III. Section 727(a)(5)
Section 727(a)(5), in relevant part, provides that the court shall grant the debtor a discharge unless “the debtor has failed to explain satisfactorily, before determination of denial of discharge under this paragraph, any loss of assets or deficiency of assets to meet the debtor’s liabilities.” 11 U.S.C. § 727(a)(5) (2015). The plaintiff has the burden of proving that a loss or shrinkage of assets actually occurred, and once that burden is met, the debtor must provide a satisfactory explanation of the loss of asset. In re Brown, 531 B.R. 236, 265 (Bankr.W.D.Mo.2015). “The debtor need only provide an explanation of the loss of the assets; it need not necessarily be meritorious.” In re Riley, 305 B.R. 873, 885 (Bankr.W.D.Mo.2004) (citation omitted). “In other words, the debtor satisfactorily explains the loss of an asset even when his explanation is that the asset was transferred in a transaction that might have been done to hinder, delay or defraud creditors.” Id.

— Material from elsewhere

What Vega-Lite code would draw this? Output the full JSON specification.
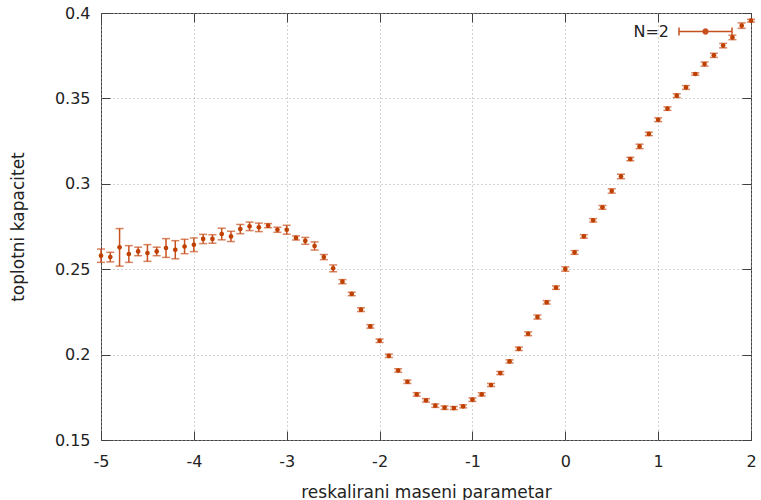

Here, Plaintiffs argue that Debtor has failed to explain the loss or deficiency of the Real Property, which was substantially all of Debtor’s assets. Plaintiffs, argue that at the Rule 2004 examination on *897April 7, 2015, when Debtor was asked about the loss of assets his response was “vague, indefinite and unsatisfactory.” Complaint, ¶ 43-44. At trial, Debtor testified that he once had ownership of the Real Property, but then transferred the property to Cleavesville on December 30, 2013. Debtor testified that the reason he transferred the Real Property to Cleaves-ville was to provide Mrs. Rademacher with greater control over the farming business and to prepare for his retirement. Plaintiffs further suggest that the loss of substantially all of Debtor’s assets was to hinder, delay or defraud creditors; however, this Court has addressed that objection to discharge under Section 727(a)(2)(A) above. Additionally, as provided by the record, Debtor has disclosed the transfer of Real Property in his Amended Statement of Financial Affairs. Debtor also explained that he transferred farming equipment and cattle to Cleavesville. Thus, this Court, concludes that the Debtor has explained his loss of assets and Plaintiffs’ objection based on Section 727(a)(5) is overruled.
,By separate order, Debtor’s discharge will be denied.